Before producing its revised draft regulatory plan, with a view to a second reading which was to take into account Parliament's choices, the Commission delayed until Parliament was stood down for elections. That was the first irregularity. Thus on 18th. May 2004, neither having reopened consultation, nor taken expert advice on Parliament's position, nor proceeded to public hearings, the Commission submitted an improvised second version of its directive, completely ignoring Parliament's work, practically taking a diametrically opposed position and even hardening in some ways their position at first reading. Council adopted this in principle after very brief debate where Parliament's position was nowhere alluded to, a second irregularity.

This business had to run its course in legal terms, with a formal gathering of consensus. The Irish presidency, making its presence felt simply from the fact that its website is sponsored by Microsoft, applied itself to this task by classifying the proposal "A", ready for adoption without debate. This item was submitted to three councils, including two fishing councils, by the Irish and Dutch presidencies.

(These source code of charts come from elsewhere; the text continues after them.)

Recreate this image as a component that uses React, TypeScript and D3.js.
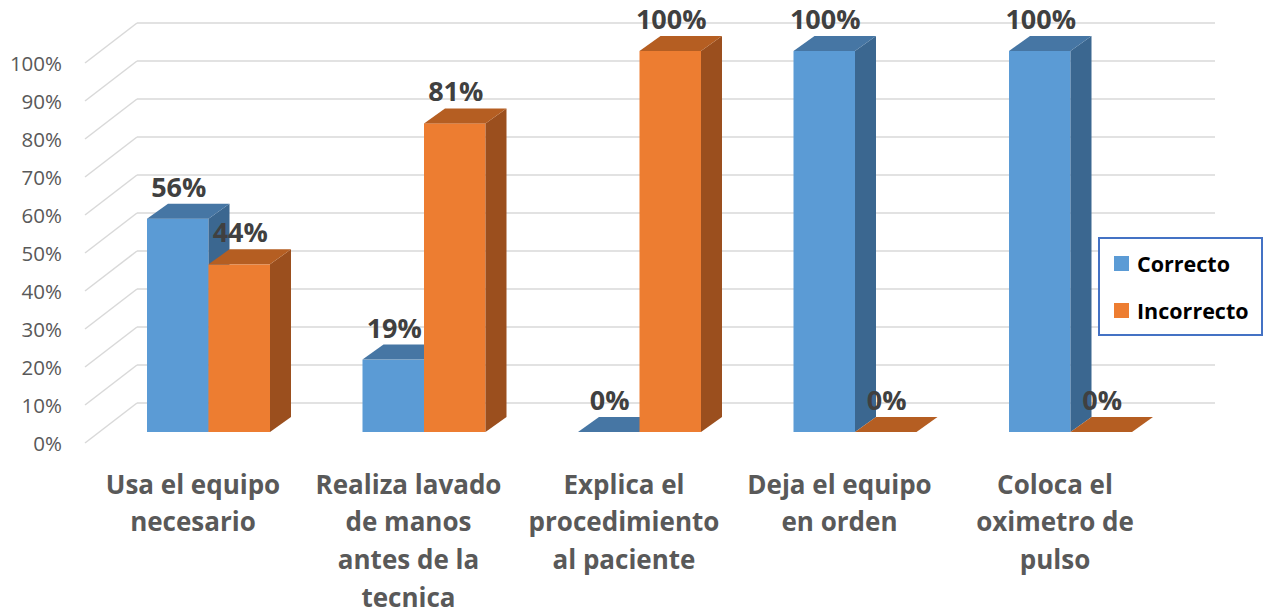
import React from "react";
import * as d3 from "d3";

const categories = [
  "Usa el equipo necesario",
  "Realiza lavado de manos antes de la tecnica",
  "Explica el procedimiento al paciente",
  "Deja el equipo en orden",
  "Coloca el oximetro de pulso",
];
const categoryLines = [
  ["Usa el equipo", "necesario"],
  ["Realiza lavado", "de manos", "antes de la", "tecnica"],
  ["Explica el", "procedimiento", "al paciente"],
  ["Deja el equipo", "en orden"],
  ["Coloca el", "oximetro de", "pulso"],
];
const seriesNames = ["Correcto", "Incorrecto"];
const correcto = [0.56, 0.19, 0, 1, 1];
const incorrecto = [0.44, 0.81, 1, 0, 0];
const yTicks = [0, 0.1, 0.2, 0.3, 0.4, 0.5, 0.6, 0.7, 0.8, 0.9, 1];

const colors = [
  { front: "#5B9BD5", side: "#3B6790", top: "#4676A4" },
  { front: "#ED7D31", side: "#9B4F1E", top: "#B55E22" },
];

const FONT = "'Open Sans', Lato, sans-serif";

export default function App() {
  const W = 1270, H = 615;
  const yFront = d3.scaleLinear().domain([0, 1]).range([443, 63]);
  const yBack = d3.scaleLinear().domain([0, 1]).range([403, 23]);
  const yBar = d3.scaleLinear().domain([0, 1]).range([432, 51]);
  const x = d3.scaleBand<string>().domain(categories).range([100.75, 1178.25]).padding(0);
  const inner = d3.scaleBand<string>().domain(seriesNames).range([0, 123]).padding(0);
  const groupOffset = (x.bandwidth() - 123) / 2;
  const dx = 21, dy = 15;
  const fmt = d3.format(".0%");
  const gridFrontX = 85, gridBackX = 137, gridRight = 1215;
  const data = [correcto, incorrecto];

  const bars: React.ReactNode[] = [];
  const labels: React.ReactNode[] = [];
  categories.forEach((c, i) => {
    seriesNames.forEach((s, k) => {
      const v = data[k][i];
      const x0 = (x(c) as number) + groupOffset + (inner(s) as number);
      const x1 = x0 + inner.bandwidth();
      const yb = yBar(0);
      const yt = yBar(v);
      const col = colors[k];
      const key = `${i}-${k}`;
      if (v > 0) {
        bars.push(
          <g key={key}>
            <rect x={x0} y={yt} width={x1 - x0} height={yb - yt} fill={col.front} />
            <polygon points={`${x1},${yt} ${x1 + dx},${yt - dy} ${x1 + dx},${yb - dy} ${x1},${yb}`} fill={col.side} />
            <polygon points={`${x0},${yt} ${x0 + dx},${yt - dy} ${x1 + dx},${yt - dy} ${x1},${yt}`} fill={col.top} />
          </g>
        );
      } else {
        bars.push(
          <polygon key={key} points={`${x0},${yb} ${x0 + dx},${yb - dy} ${x1 + dx},${yb - dy} ${x1},${yb}`} fill={col.top} />
        );
      }
      labels.push(
        <text key={"l" + key} x={(x0 + x1) / 2 + 1} y={yt - dy - 7} textAnchor="middle"
          fontFamily={FONT} fontWeight="bold" fontSize={27} fill="#404040">
          {fmt(v)}
        </text>
      );
    });
  });

  return (
    <svg width={W} height={H} style={{ position: "absolute", left: 0, top: 0 }}>
      <rect width={W} height={H} fill="#fff" />
      {yTicks.map((t) => (
        <g key={t}>
          <line x1={gridFrontX} y1={yFront(t)} x2={gridBackX} y2={yBack(t)} stroke="#D9D9D9" strokeWidth={1.5} />
          <line x1={gridBackX} y1={yBack(t)} x2={gridRight} y2={yBack(t)} stroke="#D9D9D9" strokeWidth={1.5} />
          <text x={62} y={yFront(t)} textAnchor="end" dominantBaseline="central"
            fontFamily={FONT} fontSize={20.5} fill="#595959">
            {fmt(t)}
          </text>
        </g>
      ))}
      {bars}
      {labels}
      {categories.map((c, i) => (
        <text key={c} textAnchor="middle" fontFamily={FONT} fontWeight="bold"
          fontSize={26} fill="#595959">
          {categoryLines[i].map((ln, j) => (
            <tspan key={j} x={(x(c) as number) + x.bandwidth() / 2 - 15.5} y={493.5 + j * 37.8}>{ln}</tspan>
          ))}
        </text>
      ))}
      <g>
        <rect x={1099} y={238} width={163} height={97} fill="#fff" stroke="#4472C4" strokeWidth={2} />
        {seriesNames.map((s, k) => (
          <g key={s}>
            <rect x={1114} y={256 + k * 47} width={15} height={15} fill={colors[k].front} />
            <text x={1137} y={263.5 + k * 47} dominantBaseline="central"
              fontFamily={FONT} fontWeight="bold" fontSize={21.5} fill="#000">
              {s}
            </text>
          </g>
        ))}
      </g>
    </svg>
  );
}
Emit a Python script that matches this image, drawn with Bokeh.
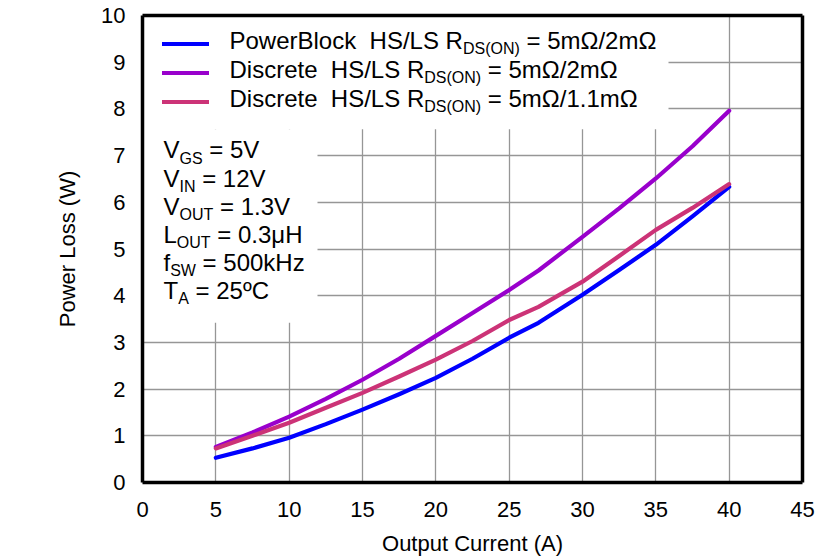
from bokeh.plotting import figure
from bokeh.models import (Label, Legend, LegendItem, BoxAnnotation, LinearAxis,
                          FixedTicker, Range1d)
from bokeh.embed import file_html
from bokeh.resources import INLINE

# ---------------- data ----------------
current = [5, 7.5, 10, 12.5, 15, 17.5, 20, 22.5, 25, 27, 30, 32.5, 35, 37.5, 40]
powerblock = [0.53, 0.73, 0.96, 1.25, 1.56, 1.89, 2.24, 2.65, 3.10, 3.42, 4.02, 4.55, 5.09, 5.70, 6.33]
discrete_2m = [0.76, 1.07, 1.41, 1.79, 2.20, 2.65, 3.14, 3.63, 4.12, 4.54, 5.26, 5.87, 6.51, 7.20, 7.96]
discrete_1m1 = [0.73, 1.00, 1.28, 1.60, 1.92, 2.27, 2.63, 3.03, 3.48, 3.76, 4.30, 4.85, 5.41, 5.88, 6.39]

x_ticks = [0, 5, 10, 15, 20, 25, 30, 35, 40, 45]
y_ticks = [0, 1, 2, 3, 4, 5, 6, 7, 8, 9, 10]

series_colors = ["#0000FF", "#9900CC", "#CC3377"]

NB = "\u00a0"
legend_lines = [
    [("PowerBlock  HS/LS R", False), ("DS(ON)", True), (" = 5m\u03a9/2m\u03a9", False)],
    [("Discrete  HS/LS R", False), ("DS(ON)", True), (" = 5m\u03a9/2m\u03a9", False)],
    [("Discrete  HS/LS R", False), ("DS(ON)", True), (" = 5m\u03a9/1.1m\u03a9", False)],
]
cond_lines = [
    [("V", False), ("GS", True), (" = 5V", False)],
    [("V", False), ("IN", True), (" = 12V", False)],
    [("V", False), ("OUT", True), (" = 1.3V", False)],
    [("L", False), ("OUT", True), (" = 0.3\u03bcH", False)],
    [("f", False), ("SW", True), (" = 500kHz", False)],
    [("T", False), ("A", True), (" = 25\u00baC", False)],
]

FONT = "Liberation Sans"
X0, X1, Y0, Y1 = 0, 45, 0, 10

# frame geometry (figure pixels) used to place text
FL, FR, FT, FB = 142, 802, 15, 483
FIG_W, FIG_H = 835, 558

def xd(px):
    return (px - FL) / (FR - FL) * (X1 - X0) + X0

def yd(py):
    return (FB - py) / (FB - FT) * (Y1 - Y0) + Y0

# Arial / Liberation Sans advance widths (per 1000 em)
W = {' ': 278, '\u00a0': 278, '(': 333, ')': 333, '.': 278, '/': 278, '=': 584,
     'A': 667, 'B': 667, 'C': 722, 'D': 722, 'G': 778, 'H': 722, 'I': 278,
     'L': 556, 'N': 722, 'O': 778, 'P': 667, 'R': 722, 'S': 667, 'T': 611,
     'U': 722, 'V': 667, 'W': 944, 'a': 556, 'c': 500, 'e': 556, 'f': 278,
     'i': 222, 'k': 500, 'l': 222, 'm': 833, 'o': 556, 'r': 333, 's': 500,
     't': 278, 'w': 722, 'z': 500, '\u03bc': 576, '\u03a9': 768, '\u00b0': 400,
     '\u00ba': 365}

def text_w(s, size):
    return sum(W.get(ch, 556) for ch in s) * size / 1000.0

# ---------------- figure ----------------
p = figure(width=FIG_W, height=FIG_H, output_backend="svg", toolbar_location=None,
           x_range=Range1d(X0, X1), y_range=Range1d(Y0, Y1),
           min_border_left=FL, min_border_right=FIG_W - FR, min_border_top=FT,
           min_border_bottom=FIG_H - FB)
p.outline_line_color = None
p.background_fill_color = "white"
p.border_fill_color = "white"

p.xaxis.ticker = FixedTicker(ticks=x_ticks)
p.yaxis.ticker = FixedTicker(ticks=y_ticks)
p.xgrid.ticker = FixedTicker(ticks=x_ticks)
p.ygrid.ticker = FixedTicker(ticks=y_ticks)
for g in (p.xgrid, p.ygrid):
    g.grid_line_color = "#969696"
    g.grid_line_width = 1.3

for ax in (p.xaxis[0], p.yaxis[0]):
    ax.axis_line_color = "black"
    ax.axis_line_width = 3.5
    ax.major_tick_line_color = None
    ax.minor_tick_line_color = None
    ax.major_tick_out = 0
    ax.major_tick_in = 0
    ax.major_label_text_font = FONT
    ax.major_label_text_font_size = "22px"
    ax.major_label_text_color = "black"
    ax.axis_label_text_font = FONT
    ax.axis_label_text_font_size = "22px"
    ax.axis_label_text_font_style = "normal"
    ax.axis_label_text_color = "black"

p.xaxis.axis_label = "Output Current (A)"
p.yaxis.axis_label = "Power Loss (W)"
p.xaxis.major_label_standoff = 19
p.xaxis.axis_label_standoff = 11
p.yaxis.major_label_standoff = 17
p.yaxis.axis_label_standoff = 18

for side in ("right", "above"):
    a = LinearAxis(ticker=FixedTicker(ticks=[]), axis_line_color="black",
                   axis_line_width=3.5, major_tick_line_color=None,
                   minor_tick_line_color=None, major_tick_out=0, major_tick_in=0,
                   major_label_standoff=0, major_label_text_font_size="0px")
    p.add_layout(a, side)

# white boxes behind legend and condition text
leg_box = BoxAnnotation(left=X0, right=xd(668), bottom=yd(129), top=Y1,
                        fill_color="white", fill_alpha=1, line_color=None,
                        level="underlay")
cond_box = BoxAnnotation(left=X0, right=xd(317), bottom=yd(323), top=yd(129),
                         fill_color="white", fill_alpha=1, line_color=None,
                         level="underlay")
p.add_layout(leg_box)
p.add_layout(cond_box)

# curves
rs = []
for ys, col in zip([powerblock, discrete_2m, discrete_1m1], series_colors):
    r = p.line(current, ys, line_color=col, line_width=4.2, line_join="round",
               line_cap="round")
    rs.append(r)

# legend glyph samples
legend = Legend(items=[LegendItem(label=" ", renderers=[r]) for r in rs],
                location="top_left", margin=20, padding=0, spacing=12,
                glyph_width=47, glyph_height=17, label_height=17,
                label_width=20, label_standoff=5,
                label_text_font_size="1px", border_line_color=None,
                background_fill_color="white", background_fill_alpha=0,
                level="underlay")
p.add_layout(legend, "center")

# text with subscripts
def add_rich(segments, x_px, base_px, size, sub_size, sub_drop):
    x = x_px
    for txt, is_sub in segments:
        fs = sub_size if is_sub else size
        by = base_px + (sub_drop if is_sub else 0) - 0.36 * fs
        t = txt.replace(" ", NB)
        p.add_layout(Label(x=xd(x), y=yd(by), text=t, text_font=FONT,
                           text_font_size=f"{fs}px", text_color="black",
                           text_baseline="alphabetic", text_align="left"))
        x += text_w(t, fs)

for i, segs in enumerate(legend_lines):
    add_rich(segs, 229, 48.8 + 28.9 * i, 24, 16, 5.5)

for i, segs in enumerate(cond_lines):
    add_rich(segs, 163, 158.3 + 28.2 * i, 24, 16, 5.5)

open("out.html", "w").write(file_html(p, INLINE))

Despite silence from both the German and Dutch governments, which nonetheless had seen their national parliaments in open revolt against the position taken by their governments on these matters, the three attempts to have them rammed through as "A" items failed, thanks to the courage first of the Polish government, then the Danish as of the day before yesterday.

To try on such standover tactics three times in succession is a third irregularity. Confronted with this situation, for which you are in no wise culpable, do please understand Mr Commissioner that the European Parliament, including its delegate yours truly, think it stinks to high heaven.

I have specific questions flowing in quick succession from all this.

1 - Will the Commission now be able to see that its present text shall not pass, and suggest to the Council of Ministers the reworking of the second version's revisions?

2 - Can the Commission explain just how it sees Parliament's suggestions as irrelevant?

3 - Will the Commission continue to deny that the text submitted to the Council allows for patenting any software item? What then does it make of the results of the second hearing organised by the Polish Government in November 2004, where all the industrialists present came to the opposite conclusion?

4 - Just how does the Commission reconcile the position of the defenders of the second version of its text, saying it confines itself to codifying the existing practice of the European Patent Office, with that of those who affirm that it does not permit the patentability of software? note: M. Rocard seems to be saying that the EPO's current practice is to grant software patents.

5 - Does the Commission intend to validate the thousands of EPO patents granted concerning the organisation of computer-based data, or business methods patents, and potentially those which may be granted for pedagogical or surgical purposes?

6 - Can the Commission bring itself to admit that a definition of what is "technical" such as "using technical means" is quite tautological and cannot therefore suffice to distinguish that which is patentable from that which is not?

7 - If in the Commission's eyes reference to putting natural forces (material and energetic) to work is not relevant as a basis for distinguishing what is patentable from what is not, can the Commission propose another, since our principal objective as lawmakers is precisely to propose one?

8 - Finally, does not the Commission consider that it may be time to advise the Council of Ministers that it withdraws its scheme, and to ready itself to redo the whole thing from new?